Discussing the song in a statement, Pearce explained “This song embodies a place that I think, if we are honest with ourselves, we’ve all felt at some point in a relationship. The distance that feels heartbreaking, yet you’re also indifferent. I’ve always been a writer who never wanted to shy away from the ‘uncomfortable’ moments in all of our lives, and this song feels too important not to share. Having Chris Stapleton join me on this song was a dream come true and he unlocked an element to the story that I didn’t even know it needed.”

==Recording==
Pearce and her team at Big Machine Records believed the song to be a commercial success. This led to the instrumentation tracks being recorded on November 15, 2022, at the Sound Emporium Studios, located in Nashville, Tennessee. The song was produced by Shane McAnally, Josh Osborne and Pearce herself. "We Don't Fight Anymore" was the first song featuring production credits from Pearce herself.

Pearce was finishing up her vocals for the song when she thought of including Chris Stapleton on the track. Stapleton was a professional Nashville songwriter before critical acclaim brought him to the attention of record buyers with 2015's Traveller. From there, his commercial success was elevated by several more albums and chart-topping country singles like 2017's "Broken Halos". Pearce sent a message to Stapleton's wife Morgane via Instagram about the song. Morgane brought the song to her husband who liked the track enough to agree to record it.

==Critical reception==
"We Don't Fight Anymore" has received positive reception from critics. Jon Freeman of Rolling Stone called the lyrics "devastating" and "laden with sadness". Billy Dukes from Taste of Country found the vocals to be alluring but especially believed the songwriting to be the driving force behind the song. Lydia Farthing of Holler Country commented that "it feels like a stronger breath of confidence and strength from the Kentucky-born entertainer." Tom Roland of Billboard predicted that the song could be a potential "contender" for a Grammy award, highlighting its emotion: "If a song could make bones ache, 'We Don’t Fight Anymore' would do it. The song did ultimately received a nomination for Best Country Duo/Group Performance at the 66th Annual Grammy Awards. It was also nominated for Musical Event of the Year at the 57th Annual Country Music Association Awards.

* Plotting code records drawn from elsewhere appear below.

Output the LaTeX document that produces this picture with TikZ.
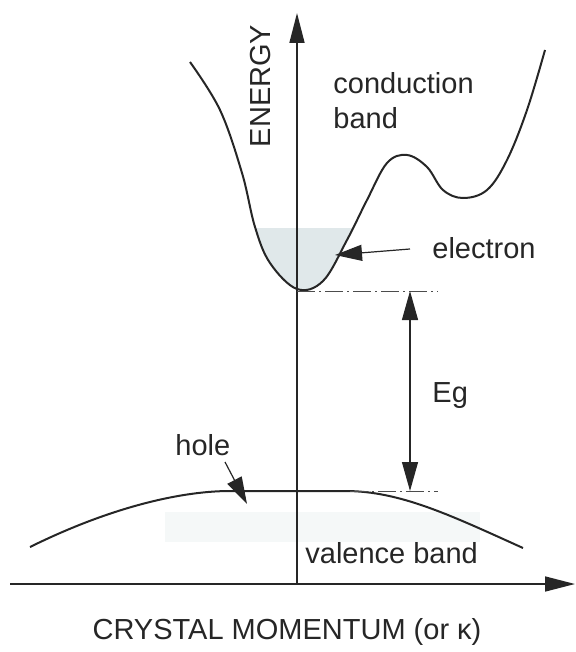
\documentclass[tikz,border=0pt]{standalone}
\usepackage{fontspec}
\setmainfont{Liberation Sans}
\usetikzlibrary{arrows.meta,positioning,calc}
\definecolor{fillgray}{RGB}{224,232,234}
\definecolor{fadegray}{RGB}{245,248,248}

\begin{document}
\begin{tikzpicture}[
  x=0.5pt, y=-0.5pt,
  font=\fontsize{14.5}{17.4}\selectfont,
  lbl/.style={inner sep=0pt, text=black!85},
  band/.style={line width=1pt, draw=black!85},
  axis/.style={line width=0.8pt, draw=black!85, -{Triangle[length=15pt,width=7.5pt]}},
  ptr/.style={line width=0.6pt, draw=black!85, -{Triangle[length=13.5pt,width=8pt]}},
  gap/.style={line width=0.6pt, draw=black!85, {Triangle[length=14.5pt,width=8pt]}-{Triangle[length=14.5pt,width=8pt]}},
  level/.style={line width=0.5pt, draw=black!70, dash pattern=on 9pt off 2pt on 1pt off 2pt}
]
\useasboundingbox (0,0) rectangle (575,652);

% filled electron states and faint hole band
\begin{scope}
  \clip (0,228) rectangle (575,320);
  \fill[fillgray] plot[smooth, tension=0.6] coordinates {(190,62) (220,110) (242,173) (255,227) (270,263) (297,289) (323,281) (347,240) (367,200) (387,163) (407,155) (427,167) (443,190) (463,198) (487,190) (507,160) (527,110) (545,50)} -- cycle;
\end{scope}
\fill[fadegray] (165,512) rectangle (480,542);

% bands
\draw[band] plot[smooth, tension=0.6] coordinates {(190,62) (220,110) (242,173) (255,227) (270,263) (297,289) (323,281) (347,240) (367,200) (387,163) (407,155) (427,167) (443,190) (463,198) (487,190) (507,160) (527,110) (545,50)};
\draw[band] (30,547) .. controls (115,505) and (185,491) .. (230,491)
  -- (345,491) .. controls (400,491) and (450,515) .. (523,548);

% axes
\coordinate (origin) at (297,584);
\coordinate (ytip) at (297,13);
\coordinate (xstart) at (10,584);
\coordinate (xtip) at (575,584);
\draw[axis] (origin) -- (ytip);
\draw[axis] (xstart) -- (xtip);

% band edges and gap
\coordinate (cbmin) at (297,291);
\coordinate (vbmax) at (350,491);
\coordinate (gaptop) at (410,291);
\coordinate (gapbot) at (410,491);
\coordinate (cbend) at (438,291);
\coordinate (vbend) at (438,491);
\draw[level] (cbmin) -- (cbend);
\draw[level] (vbmax) -- (vbend);
\draw[gap] (gaptop) -- (gapbot);

% labels
\node[lbl, rotate=90] (energy) at (261,86) {ENERGY};
\node[lbl, anchor=north west, align=left] (cband) at (333,72) {conduction\\band};
\node[lbl, anchor=base west] (electron) at (432,258) {electron};
\node[lbl, anchor=base west] (eg) at (432,402) {Eg};
\node[lbl, anchor=base west] (hole) at (175,455) {hole};
\node[lbl, anchor=base west] (vband) at (305,563) {valence band};
\node[lbl] (kaxis) at (287,632) {CRYSTAL MOMENTUM (or κ)};

% pointers
\coordinate (etail) at (410,249);
\coordinate (etip) at (335,255);
\coordinate (htail) at (225,462);
\coordinate (htip) at (247,504);
\draw[ptr] (etail) -- (etip);
\draw[ptr] (htail) -- (htip);
\end{tikzpicture}
\end{document}
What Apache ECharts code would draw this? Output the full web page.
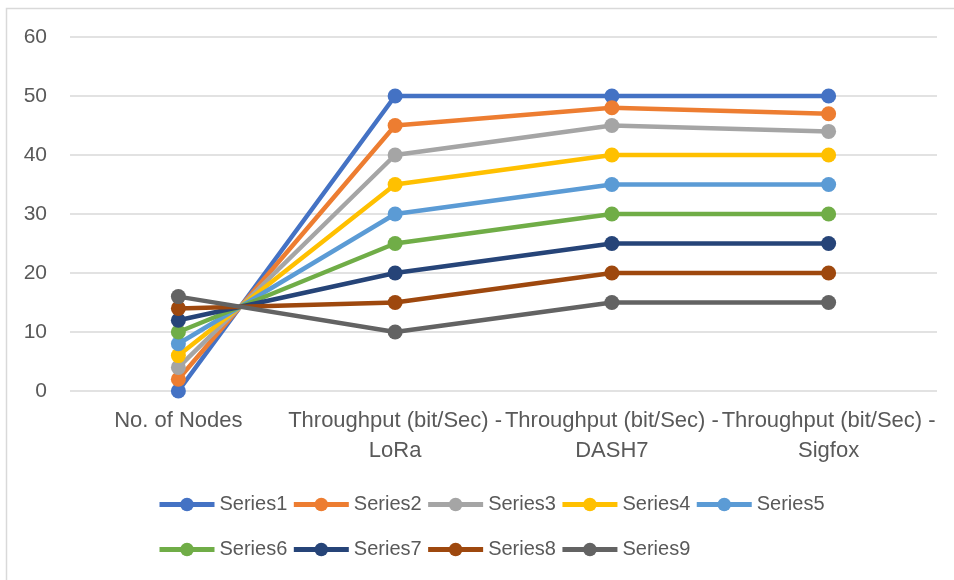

==Release and chart performance==
"We Don't Fight Anymore" was officially released on June 16, 2023, via Big Machine Records. It impacted country music radio on June 20, receiving 95 adds from stations within its first week. The song became Pearce's highest add date in her career. "Thank you for this, I’m so grateful & honestly blown away," Pearce wrote on her Instagram.

==Music video==
The music video for the track was released on September 6, 2023 and stars Lucy Hale and Shiloh Fernandez. The project is a reunion for Pearce and Hale, as Pearce had worked as her backing singer while she was promoting her 2014 debut album Road Between. Directed by Alexa Campbell, it depicts Hale and Fernandez as a couple who are trapped in a state of emotional disconnection, interspersed with clips of Pearce singing the song on the floor of a room surrounded by candles. Their house later sets on fire, paralleling their crumbling relationship. Fernandez leaves without Hale, who has to escape on her own by climbing out of the window, and the video concludes with them standing outside together watching as their house burns.

==Charts==

===Weekly charts===

Weekly chart performance for "We Don't Fight Anymore"
| Chart (2023–2024) | Peak position |
|---|---|
| Canada Country (Billboard) | 35 |
| UK Country Airplay (Radiomonitor) | 19 |
| US Billboard Hot 100 | 67 |
| US Country Airplay (Billboard) | 9 |
| US Hot Country Songs (Billboard) | 19 |

===Year-end charts===

2024 year-end chart performance for "We Don't Fight Anymore"
| Chart (2024) | Position |
|---|---|
| US Country Airplay (Billboard) | 28 |
| US Hot Country Songs (Billboard) | 31 |

== Certifications ==

Certifications for "We Don't Fight Anymore"
| Region | Certification | Certified units/sales |
| United States (RIAA) | Platinum | 1,000,000^{‡} |
^{‡} Sales+streaming figures based on certification alone.